# start of INFORMATION SUPPLIED

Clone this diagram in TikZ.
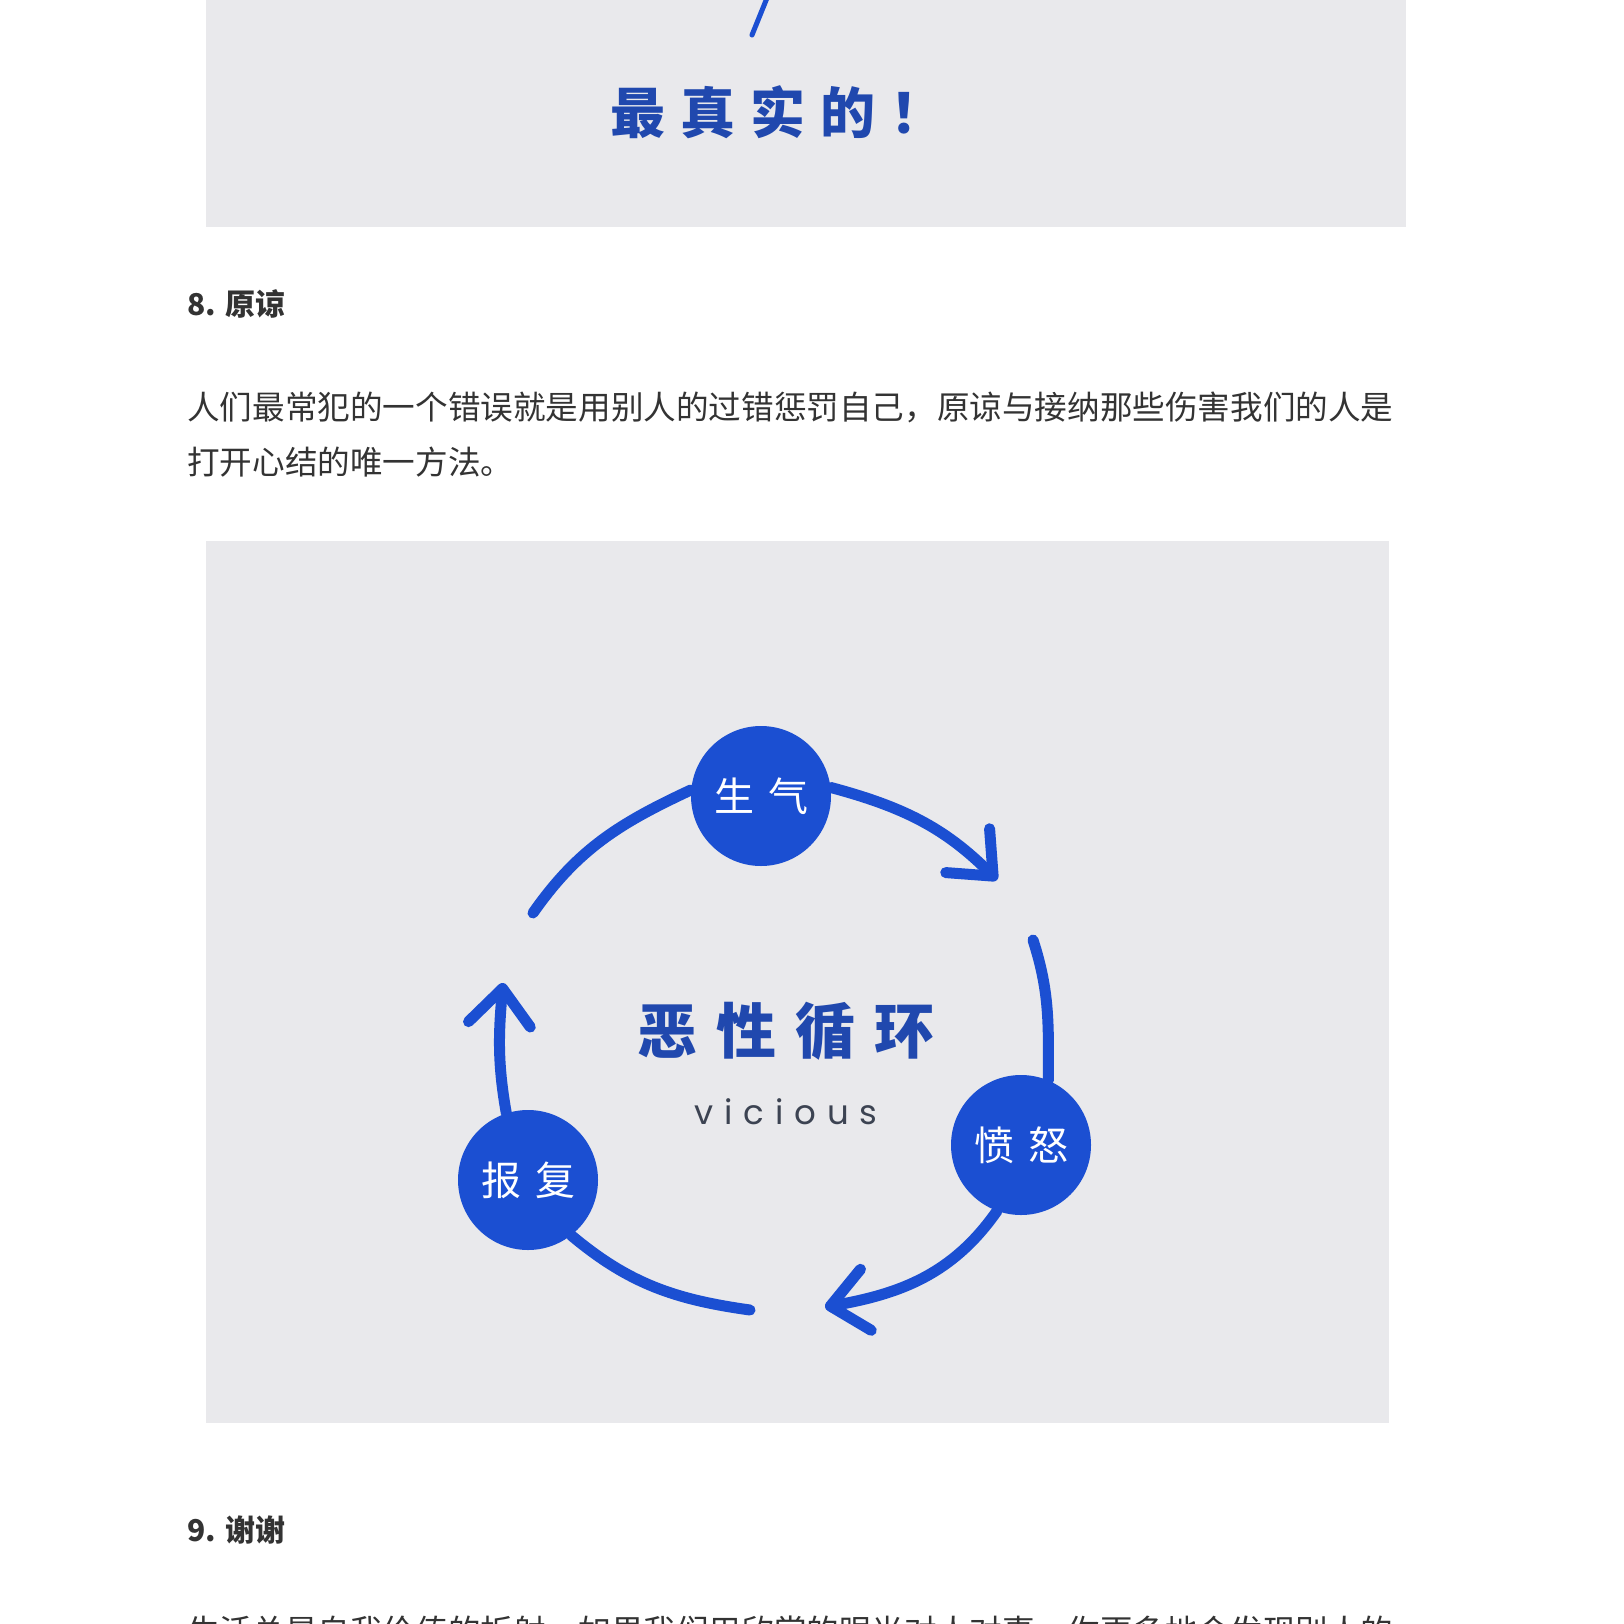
\documentclass[tikz,border=0pt]{standalone}
\usepackage{fontspec}
\setmainfont{Noto Sans CJK SC}
\newfontfamily\latin{Poppins}
\usetikzlibrary{arrows.meta}
\definecolor{cycleblue}{HTML}{1B4FD2}
\definecolor{titleblue}{HTML}{2048AE}
\definecolor{panelgray}{HTML}{E9E9EC}
\definecolor{bodytext}{HTML}{333333}
\definecolor{vicgray}{HTML}{3C4352}
\tikzset{
  mood/.style={circle, fill=cycleblue, minimum size=140pt, inner sep=0pt,
    text=white, font=\fontsize{40}{40}\selectfont},
  cyclearc/.style={draw=cycleblue, line width=11pt, line cap=round},
  chevron/.style={-{Straight Barb[round,length=36pt,width=62pt]}},
  bodyline/.style={anchor=west, inner sep=0pt, text=bodytext,
    font=\fontsize{32.6}{40}\selectfont},
  heading/.style={anchor=west, inner sep=0pt, text=bodytext,
    font=\bfseries\fontsize{30}{36}\selectfont},
}
\begin{document}
\begin{tikzpicture}[x=1pt, y=1pt]
\useasboundingbox (0,0) rectangle (1624,-1624);
\clip (0,0) rectangle (1624,-1624);
\fill[white] (0,0) rectangle (1624,-1624);
% top picture (cut off)
\fill[panelgray] (206,0) rectangle (1406,-227);
\coordinate (s0) at (767,2);
\coordinate (s1) at (752,-35);
\draw[cycleblue, line width=5pt, line cap=round] (s0) -- (s1);
\node[text=titleblue, font=\bfseries\fontsize{55}{55}\selectfont] (truest) at (778,-112)
  {最\hspace{15pt}真\hspace{15pt}实\hspace{15pt}的\hspace{15pt}！};
% section 8
\node[heading] (h8) at (187,-304) {8. 原谅};
\node[bodyline] (p1) at (187,-407) {人们最常犯的一个错误就是用别人的过错惩罚自己，原谅与接纳那些伤害我们的人是};
\node[bodyline] (p2) at (187,-462) {打开心结的唯一方法。};
% cycle picture
\fill[panelgray] (206,-541) rectangle (1389,-1423);
\node[mood] (angry) at (761,-796) {生\hspace{14pt}气};
\node[mood] (fury) at (1021,-1145) {愤\hspace{14pt}怒};
\node[mood] (revenge) at (528,-1180) {报\hspace{14pt}复};
\coordinate (a1) at (533,-913);
\coordinate (t2) at (997,-880);
\coordinate (a3) at (1033,-940);
\coordinate (t4) at (825,-1307);
\coordinate (a5) at (750,-1310);
\coordinate (t6) at (503,-983);
\draw[cyclearc] (a1) to[out=55,in=205] (angry.175);
\draw[cyclearc, chevron] (angry.7) to[out=-15,in=135] (t2);
\draw[cyclearc] (a3) to[out=-72,in=90] (fury.67);
\draw[cyclearc, chevron] (fury.-110) to[out=-125,in=10] (t4);
\draw[cyclearc] (revenge.-52) to[out=-40,in=172] (a5);
\draw[cyclearc, chevron] (revenge.108) to[out=100,in=-95] (t6);
\node[text=titleblue, font=\bfseries\fontsize{60}{60}\selectfont] (vtitle) at (786,-1031)
  {恶\hspace{19pt}性\hspace{19pt}循\hspace{19pt}环};
\node[text=vicgray, font=\latin\addfontfeatures{LetterSpace=32}\fontsize{34}{34}\selectfont]
  (vicious) at (786,-1112) {vicious};
% section 9
\node[heading] (h9) at (187,-1530) {9. 谢谢};
\node[bodyline] (p3) at (187,-1631) {生活总是自我价值的折射，如果我们用欣赏的眼光对人对事，你更多地会发现别人的};
\end{tikzpicture}
\end{document}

# end of INFORMATION SUPPLIED

▶ TASK INSTRUCTIONS: Copy out each line word for word, please, skipping the images.

▶ TASK RESULT:
Clone this diagram in TikZ.
\documentclass[tikz,border=0pt]{standalone}
\usepackage{fontspec}
\setmainfont{Noto Sans CJK SC}
\newfontfamily\latin{Poppins}
\usetikzlibrary{arrows.meta}
\definecolor{cycleblue}{HTML}{1B4FD2}
\definecolor{titleblue}{HTML}{2048AE}
\definecolor{panelgray}{HTML}{E9E9EC}
\definecolor{bodytext}{HTML}{333333}
\definecolor{vicgray}{HTML}{3C4352}
\tikzset{
  mood/.style={circle, fill=cycleblue, minimum size=140pt, inner sep=0pt,
    text=white, font=\fontsize{40}{40}\selectfont},
  cyclearc/.style={draw=cycleblue, line width=11pt, line cap=round},
  chevron/.style={-{Straight Barb[round,length=36pt,width=62pt]}},
  bodyline/.style={anchor=west, inner sep=0pt, text=bodytext,
    font=\fontsize{32.6}{40}\selectfont},
  heading/.style={anchor=west, inner sep=0pt, text=bodytext,
    font=\bfseries\fontsize{30}{36}\selectfont},
}
\begin{document}
\begin{tikzpicture}[x=1pt, y=1pt]
\useasboundingbox (0,0) rectangle (1624,-1624);
\clip (0,0) rectangle (1624,-1624);
\fill[white] (0,0) rectangle (1624,-1624);
% top picture (cut off)
\fill[panelgray] (206,0) rectangle (1406,-227);
\coordinate (s0) at (767,2);
\coordinate (s1) at (752,-35);
\draw[cycleblue, line width=5pt, line cap=round] (s0) -- (s1);
\node[text=titleblue, font=\bfseries\fontsize{55}{55}\selectfont] (truest) at (778,-112)
  {最\hspace{15pt}真\hspace{15pt}实\hspace{15pt}的\hspace{15pt}！};
% section 8
\node[heading] (h8) at (187,-304) {8. 原谅};
\node[bodyline] (p1) at (187,-407) {人们最常犯的一个错误就是用别人的过错惩罚自己，原谅与接纳那些伤害我们的人是};
\node[bodyline] (p2) at (187,-462) {打开心结的唯一方法。};
% cycle picture
\fill[panelgray] (206,-541) rectangle (1389,-1423);
\node[mood] (angry) at (761,-796) {生\hspace{14pt}气};
\node[mood] (fury) at (1021,-1145) {愤\hspace{14pt}怒};
\node[mood] (revenge) at (528,-1180) {报\hspace{14pt}复};
\coordinate (a1) at (533,-913);
\coordinate (t2) at (997,-880);
\coordinate (a3) at (1033,-940);
\coordinate (t4) at (825,-1307);
\coordinate (a5) at (750,-1310);
\coordinate (t6) at (503,-983);
\draw[cyclearc] (a1) to[out=55,in=205] (angry.175);
\draw[cyclearc, chevron] (angry.7) to[out=-15,in=135] (t2);
\draw[cyclearc] (a3) to[out=-72,in=90] (fury.67);
\draw[cyclearc, chevron] (fury.-110) to[out=-125,in=10] (t4);
\draw[cyclearc] (revenge.-52) to[out=-40,in=172] (a5);
\draw[cyclearc, chevron] (revenge.108) to[out=100,in=-95] (t6);
\node[text=titleblue, font=\bfseries\fontsize{60}{60}\selectfont] (vtitle) at (786,-1031)
  {恶\hspace{19pt}性\hspace{19pt}循\hspace{19pt}环};
\node[text=vicgray, font=\latin\addfontfeatures{LetterSpace=32}\fontsize{34}{34}\selectfont]
  (vicious) at (786,-1112) {vicious};
% section 9
\node[heading] (h9) at (187,-1530) {9. 谢谢};
\node[bodyline] (p3) at (187,-1631) {生活总是自我价值的折射，如果我们用欣赏的眼光对人对事，你更多地会发现别人的};
\end{tikzpicture}
\end{document}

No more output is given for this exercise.